* begin *
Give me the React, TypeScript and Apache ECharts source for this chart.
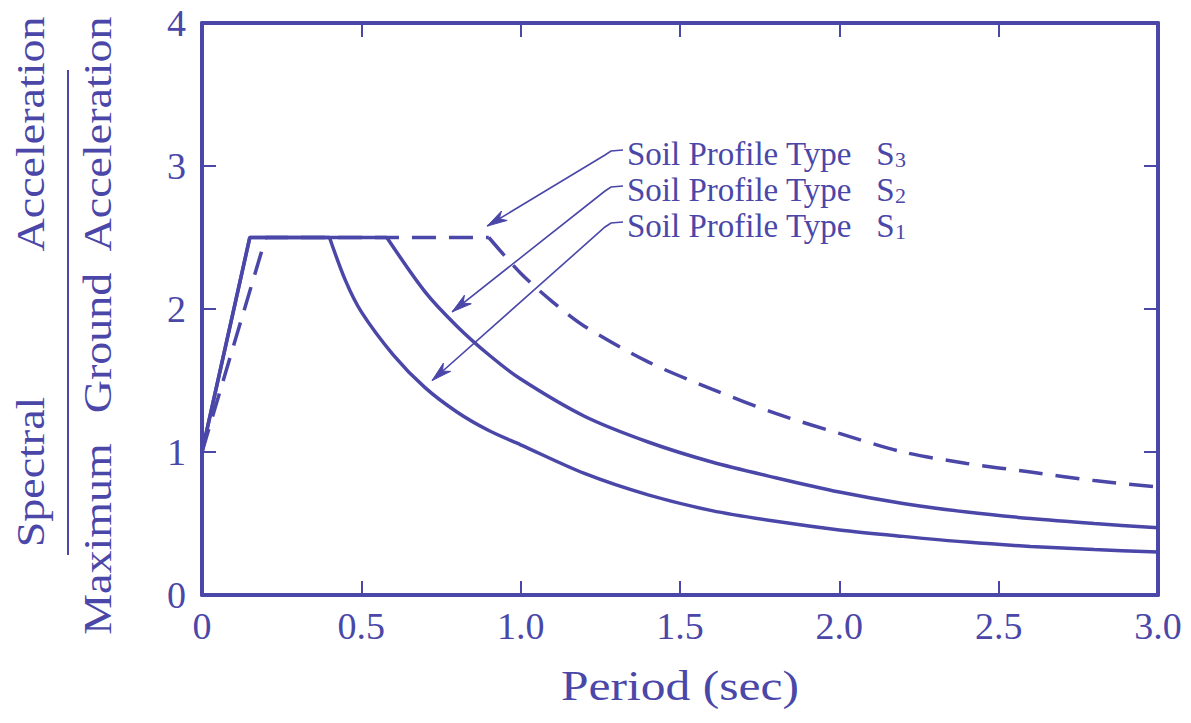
import React, { useEffect, useRef } from 'react';
import * as echarts from 'echarts';

// ---- data ----
const periodS1 = [0, 0.15, 0.4, 0.45, 0.5, 0.6, 0.7, 0.8, 0.9, 1.0, 1.2, 1.4, 1.6, 1.8, 2.0, 2.2, 2.4, 2.6, 2.8, 3.0];
const ratioS1 = [1.0, 2.5, 2.5, 2.2, 1.98, 1.68, 1.45, 1.28, 1.15, 1.05, 0.85, 0.7, 0.59, 0.515, 0.455, 0.41, 0.37, 0.34, 0.318, 0.3];

const periodS2 = [0, 0.15, 0.58, 0.7, 0.8, 0.9, 1.0, 1.2, 1.4, 1.6, 1.8, 2.0, 2.2, 2.4, 2.6, 2.8, 3.0];
const ratioS2 = [1.0, 2.5, 2.5, 2.12, 1.88, 1.68, 1.51, 1.25, 1.07, 0.93, 0.82, 0.72, 0.64, 0.58, 0.535, 0.5, 0.47];

const periodS3 = [0, 0.2, 0.9, 1.0, 1.1, 1.2, 1.4, 1.6, 1.8, 2.0, 2.2, 2.4, 2.6, 2.8, 3.0];
const ratioS3 = [1.0, 2.5, 2.5, 2.25, 2.05, 1.88, 1.63, 1.44, 1.27, 1.13, 1.0, 0.92, 0.86, 0.8, 0.755];

const xTickLabels = ['0', '0.5', '1.0', '1.5', '2.0', '2.5', '3.0'];
const yTickLabels = ['0', '1', '2', '3', '4'];

const annoSub = ['3', '2', '1'];
const annoPeriod = [0.895, 0.785, 0.722];
const annoRatio = [2.58, 1.98, 1.5];

const FONT = '"Liberation Serif", "Times New Roman", serif';
const INK = '#4a47a8';

const pairs = (xs: number[], ys: number[]) => xs.map((x, i) => [x, ys[i]]);

export default function App() {
  const ref = useRef<HTMLDivElement>(null);
  useEffect(() => {
    document.body.style.margin = '0';
    const chart = echarts.init(ref.current!, null, { renderer: 'svg' });
    const axisLine = { show: true, onZero: false, lineStyle: { color: INK, width: 4 } };
    const tick = { show: true, inside: true, length: 14, lineStyle: { color: INK, width: 2 } };
    const xLabel = {
      fontSize: 38, fontFamily: FONT, color: INK, margin: 12,
      formatter: (v: number) => xTickLabels[Math.round(v * 2)] ?? '',
    };
    const yLabel = {
      fontSize: 38, fontFamily: FONT, color: INK, margin: 16,
      formatter: (v: number) => yTickLabels[Math.round(v)] ?? '',
    };
    const solid = { color: INK, width: 3.5 };
    const dashed = { color: INK, width: 3.5, type: [24, 13] };
    const mk = (name: string, xs: number[], ys: number[], style: any) => {
      const all = pairs(xs, ys);
      return [
        { name, type: 'line', data: all.slice(0, 3), showSymbol: false, lineStyle: style, z: 3 },
        { name, type: 'line', data: all.slice(2), showSymbol: false, smooth: 0.3, lineStyle: style, z: 3 },
      ];
    };
    chart.setOption({
      animation: false,
      grid: { left: 202, right: 33, top: 23, bottom: 128 },
      xAxis: [
        { type: 'value', min: 0, max: 3, interval: 0.5, position: 'bottom', axisLine, axisTick: tick, axisLabel: xLabel, splitLine: { show: false } },
        { type: 'value', min: 0, max: 3, interval: 0.5, position: 'top', axisLine, axisTick: tick, axisLabel: { show: false }, splitLine: { show: false } },
      ],
      yAxis: [
        { type: 'value', min: 0, max: 4, interval: 1, position: 'left', axisLine, axisTick: tick, axisLabel: yLabel, splitLine: { show: false } },
        { type: 'value', min: 0, max: 4, interval: 1, position: 'right', axisLine, axisTick: tick, axisLabel: { show: false }, splitLine: { show: false } },
      ],
      series: [
        ...mk('Soil Profile Type S1', periodS1, ratioS1, solid),
        ...mk('Soil Profile Type S2', periodS2, ratioS2, solid),
        ...mk('Soil Profile Type S3', periodS3, ratioS3, dashed),
      ],
    });

    const graphics: any[] = [];
    const titleStyle = (text: string, size: number) => ({
      text, fontSize: size, fontFamily: FONT, fill: INK, textAlign: 'center', textVerticalAlign: 'middle', verticalAlign: 'middle',
    });
    const vText = (text: string, x: number, y: number) => ({
      type: 'text', x, y, rotation: Math.PI / 2, scaleX: 1.15, style: titleStyle(text, 40),
    });
    graphics.push(vText('Spectral', 31, 472));
    graphics.push(vText('Acceleration', 31, 134));
    graphics.push({ type: 'line', shape: { x1: 68, y1: 70, x2: 68, y2: 555 }, style: { stroke: INK, lineWidth: 2 } });
    graphics.push(vText('Acceleration', 98, 134));
    graphics.push(vText('Ground', 98, 343));
    graphics.push(vText('Maximum', 98, 539));
    graphics.push({ type: 'text', x: 680, y: 686, scaleX: 1.18, style: titleStyle('Period (sec)', 42) });

    const rowY = [150, 186, 222];
    const textX = 627;
    annoSub.forEach((sub, i) => {
      const tip = chart.convertToPixel({ xAxisIndex: 0, yAxisIndex: 0 }, [annoPeriod[i], annoRatio[i]]) as number[];
      const ry = rowY[i];
      const top = [textX - 22, ry + 5];
      graphics.push({
        type: 'polyline',
        shape: { points: [tip, top, [textX - 16, ry + 1], [textX - 4, ry]] },
        style: { stroke: INK, lineWidth: 1.6, fill: null },
      });
      const dx = tip[0] - top[0], dy = tip[1] - top[1];
      const len = Math.hypot(dx, dy);
      const ux = dx / len, uy = dy / len;
      const nx = -uy, ny = ux;
      const L = 20, W = 11;
      graphics.push({
        type: 'polygon',
        shape: {
          points: [
            tip,
            [tip[0] - ux * L + nx * W / 2, tip[1] - uy * L + ny * W / 2],
            [tip[0] - ux * L * 0.7, tip[1] - uy * L * 0.7],
            [tip[0] - ux * L - nx * W / 2, tip[1] - uy * L - ny * W / 2],
          ],
        },
        style: { fill: INK, stroke: INK, lineWidth: 1 },
      });
      graphics.push({
        type: 'text', x: textX, y: ry,
        style: {
          text: `{a|Soil Profile Type   S}{b|${sub}}`,
          textVerticalAlign: 'middle', verticalAlign: 'middle',
          rich: {
            a: { fontSize: 33, fontFamily: FONT, fill: INK, color: INK, lineHeight: 40, verticalAlign: 'bottom' },
            b: { fontSize: 22, fontFamily: FONT, fill: INK, color: INK, lineHeight: 18, verticalAlign: 'bottom' },
          },
        },
      });
    });
    chart.setOption({ graphic: graphics });
    return () => chart.dispose();
  }, []);
  return <div ref={ref} style={{ width: 1191, height: 723, background: '#fff' }} />;
}
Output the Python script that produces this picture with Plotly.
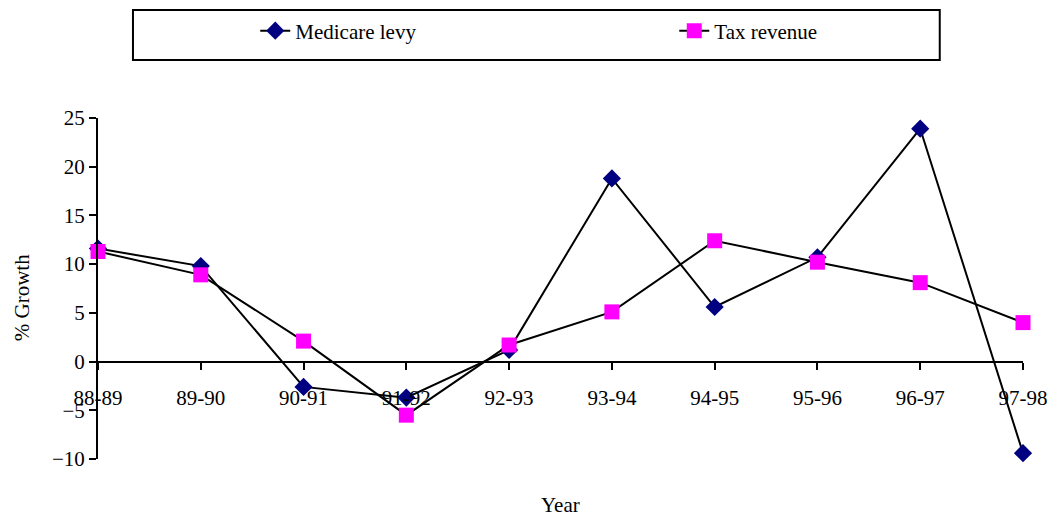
import plotly.graph_objects as go

# Financial years on the category axis
years = ["88-89", "89-90", "90-91", "91-92", "92-93",
         "93-94", "94-95", "95-96", "96-97", "97-98"]

# Annual % growth
medicare_levy = [11.6, 9.8, -2.6, -3.7, 1.2, 18.8, 5.6, 10.7, 23.9, -9.4]
tax_revenue = [11.3, 8.9, 2.1, -5.5, 1.7, 5.1, 12.4, 10.2, 8.1, 4.0]

y_ticks = [-10, -5, 0, 5, 10, 15, 20, 25]
y_min, y_max = -10, 25

serif = "Liberation Serif, Times New Roman, serif"
fs = 21

fig = go.Figure()
fig.add_trace(go.Scatter(
    x=years, y=medicare_levy, name="Medicare levy", mode="lines+markers",
    line=dict(color="black", width=2),
    marker=dict(symbol="diamond", size=14, color="#000080"),
    cliponaxis=False, legend="legend",
))
fig.add_trace(go.Scatter(
    x=years, y=tax_revenue, name="Tax revenue", mode="lines+markers",
    line=dict(color="black", width=2),
    marker=dict(symbol="square", size=15, color="#FF00FF"),
    cliponaxis=False, legend="legend2",
))

# Legend frame
fig.add_shape(type="rect", xref="paper", yref="paper",
              x0=0.0378, x1=0.910, y0=1.170, y1=1.317,
              line=dict(color="black", width=2), fillcolor="rgba(0,0,0,0)")

fig.add_annotation(text="Year", xref="paper", yref="paper", x=0.5, y=-0.135,
                   showarrow=False, font=dict(family=serif, size=fs, color="black"),
                   xanchor="center", yanchor="middle")
fig.add_annotation(text="% Growth", xref="paper", yref="paper", x=-0.082, y=0.472,
                   textangle=-90, showarrow=False,
                   font=dict(family=serif, size=fs, color="black"),
                   xanchor="center", yanchor="middle")

legend_style = dict(yanchor="middle", xanchor="left", y=1.255,
                    bgcolor="rgba(0,0,0,0)",
                    font=dict(family=serif, size=fs, color="black"))

fig.update_layout(
    width=1052, height=517,
    margin=dict(l=98, r=29, t=118, b=58, autoexpand=False),
    paper_bgcolor="white", plot_bgcolor="white",
    font=dict(family=serif, size=fs, color="black"),
    showlegend=True,
    legend=dict(x=0.170, **legend_style),
    legend2=dict(x=0.623, **legend_style),
    xaxis=dict(
        type="category", range=[0, len(years) - 1],
        anchor="free", position=(0 - y_min) / (y_max - y_min),
        showline=True, linecolor="black", linewidth=2,
        ticks="outside", ticklen=7, tickwidth=2, tickcolor="black",
        showgrid=False, zeroline=False, ticklabelstandoff=10,
        tickfont=dict(family=serif, size=fs, color="black"),
    ),
    yaxis=dict(
        range=[y_min, y_max], tickvals=y_ticks,
        showline=True, linecolor="black", linewidth=2,
        ticks="outside", ticklen=7, tickwidth=2, tickcolor="black",
        showgrid=False, zeroline=False,
        tickfont=dict(family=serif, size=fs, color="black"),
    ),
)

fig.write_html("out.html")
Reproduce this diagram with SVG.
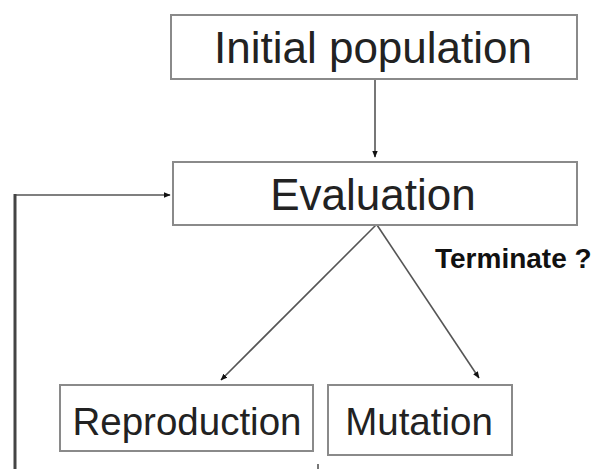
<svg xmlns="http://www.w3.org/2000/svg" width="603" height="469" viewBox="0 0 603 469">
<style>
.box{fill:#fff;stroke:#8a8a8a;stroke-width:2}
.lbl{font-family:"Liberation Sans",Arial,sans-serif;fill:#222;text-anchor:middle}
.ln{fill:none;stroke:#555;stroke-width:1.6}
</style>
<defs>
<marker id="ah" viewBox="0 0 10 10" refX="9" refY="5" markerWidth="7" markerHeight="7" markerUnits="userSpaceOnUse" orient="auto">
<path d="M0,1 L10,5 L0,9 Z" fill="#111"/>
</marker>
</defs>
<rect width="603" height="469" fill="#fff"/>
<g id="connectors">
<line class="ln" x1="375" y1="79" x2="375" y2="157" marker-end="url(#ah)"/>
<line class="ln" x1="376" y1="225" x2="221" y2="380" marker-end="url(#ah)"/>
<line class="ln" x1="377" y1="225" x2="479" y2="378" marker-end="url(#ah)"/>
<line class="ln" x1="15" y1="195" x2="170" y2="195" marker-end="url(#ah)"/>
<line x1="15" y1="194" x2="15" y2="469" stroke="#444" stroke-width="3"/>
<line x1="318" y1="464" x2="318" y2="469" stroke="#555" stroke-width="1.6"/>
</g>
<g id="initial">
<rect class="box" x="171" y="15" width="406" height="64"/>
<text class="lbl" x="373" y="63" font-size="44">Initial population</text>
</g>
<g id="evaluation">
<rect class="box" x="173" y="162" width="404" height="63"/>
<text class="lbl" x="373" y="210" font-size="44">Evaluation</text>
</g>
<g id="terminate">
<text x="435" y="268" font-family="Liberation Sans,Arial,sans-serif" font-weight="bold" font-size="28" fill="#111">Terminate ?</text>
</g>
<g id="reproduction">
<rect class="box" x="60" y="385" width="253" height="66"/>
<text class="lbl" x="187" y="435" font-size="38.5">Reproduction</text>
</g>
<g id="mutation">
<rect class="box" x="328" y="385" width="184" height="70"/>
<text class="lbl" x="419" y="435" font-size="38.5">Mutation</text>
</g>
</svg>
* end *
--- WRITTEN PROBLEM ---
Everything from the first line of the entries through the line that contains "const annoRatio = [2.58, 1.98, 1.5];" is to be reproduced exactly, except the pictures.

--- WRITTEN SOLUTION ---
Give me the React, TypeScript and Apache ECharts source for this chart.
import React, { useEffect, useRef } from 'react';
import * as echarts from 'echarts';

// ---- data ----
const periodS1 = [0, 0.15, 0.4, 0.45, 0.5, 0.6, 0.7, 0.8, 0.9, 1.0, 1.2, 1.4, 1.6, 1.8, 2.0, 2.2, 2.4, 2.6, 2.8, 3.0];
const ratioS1 = [1.0, 2.5, 2.5, 2.2, 1.98, 1.68, 1.45, 1.28, 1.15, 1.05, 0.85, 0.7, 0.59, 0.515, 0.455, 0.41, 0.37, 0.34, 0.318, 0.3];

const periodS2 = [0, 0.15, 0.58, 0.7, 0.8, 0.9, 1.0, 1.2, 1.4, 1.6, 1.8, 2.0, 2.2, 2.4, 2.6, 2.8, 3.0];
const ratioS2 = [1.0, 2.5, 2.5, 2.12, 1.88, 1.68, 1.51, 1.25, 1.07, 0.93, 0.82, 0.72, 0.64, 0.58, 0.535, 0.5, 0.47];

const periodS3 = [0, 0.2, 0.9, 1.0, 1.1, 1.2, 1.4, 1.6, 1.8, 2.0, 2.2, 2.4, 2.6, 2.8, 3.0];
const ratioS3 = [1.0, 2.5, 2.5, 2.25, 2.05, 1.88, 1.63, 1.44, 1.27, 1.13, 1.0, 0.92, 0.86, 0.8, 0.755];

const xTickLabels = ['0', '0.5', '1.0', '1.5', '2.0', '2.5', '3.0'];
const yTickLabels = ['0', '1', '2', '3', '4'];

const annoSub = ['3', '2', '1'];
const annoPeriod = [0.895, 0.785, 0.722];
const annoRatio = [2.58, 1.98, 1.5];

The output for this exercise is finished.